Pure entertainment was in evidence across the three-dayer, with the trio gig of Swiss singer Andreas Schaerer and Austrians guitarist Peter Rom and trumpeter Martin Eberle keeping their audience riveted and suitably engaged. It was largely Schaerer’s show, with the Swiss vocalist extraordinaire running through an impressive range of genres, from beatbox to ballad-based pop, with scatting and straight-ahead jazz among the other polished turns he produced from his ample artistic sleeve.

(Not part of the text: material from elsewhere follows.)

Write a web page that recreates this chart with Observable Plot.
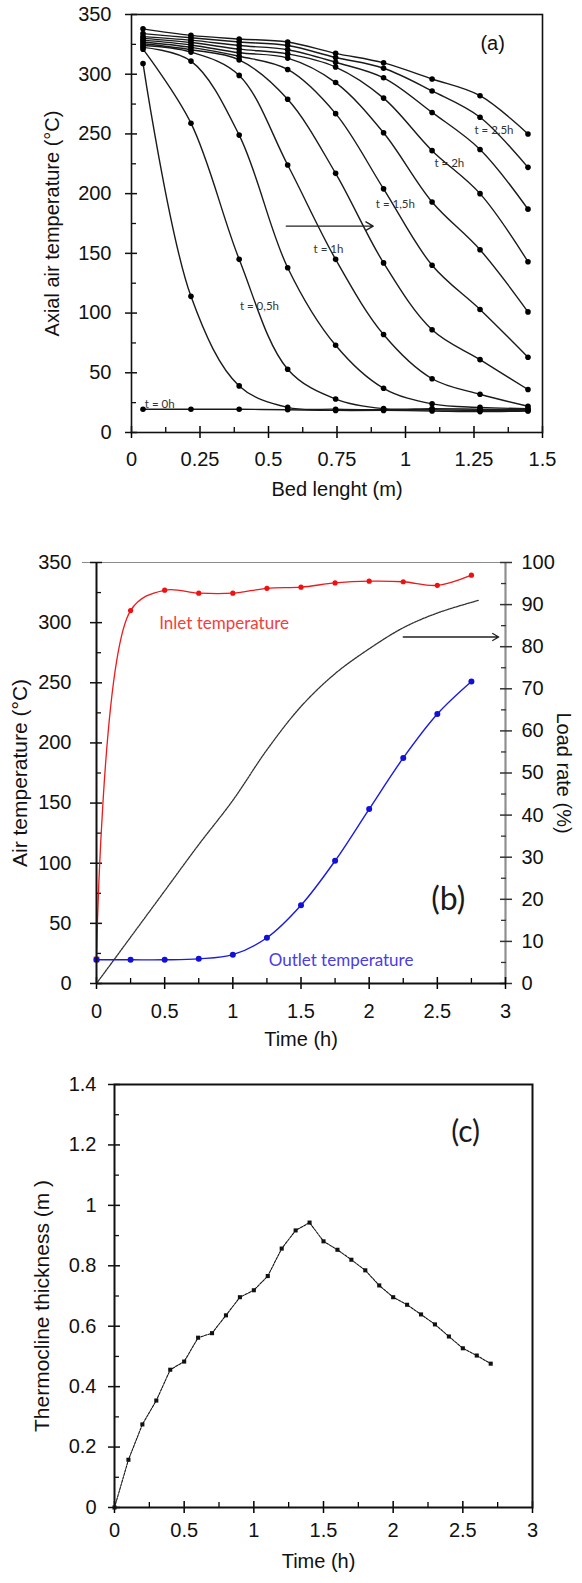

And there was plenty in the way of silky musicianship at the VEIN Austrian trio’s show, as drummer Florian Arbenz, twin brother pianist Michael Arbenz and bassist Thomas Lähns worked their way through a bunch of numbers from their latest release, VEIN Plays Ravel. The threesome ran through all manner of styles and intent on, for example, the pianist’s “Under Construction,” which opened as a burner and dipped into bluesy and funky territory. Drummer Florian demonstrated his capacity for eclectic avenues of expression while Lähns kept the three-piece ship on course throughout.

Over the years VEIN has collaborated with a bunch of top-notch saxophonists, with Israeli reedman Amit Freedman filling the horn slot in Eilat. Freedman, who generally leads his own sextet, proved adept at accommodating the Swiss bunch’s wide-ranging oeuvre, and added plenty of color, and not a little in the way of sunny disposition, to the proceedings.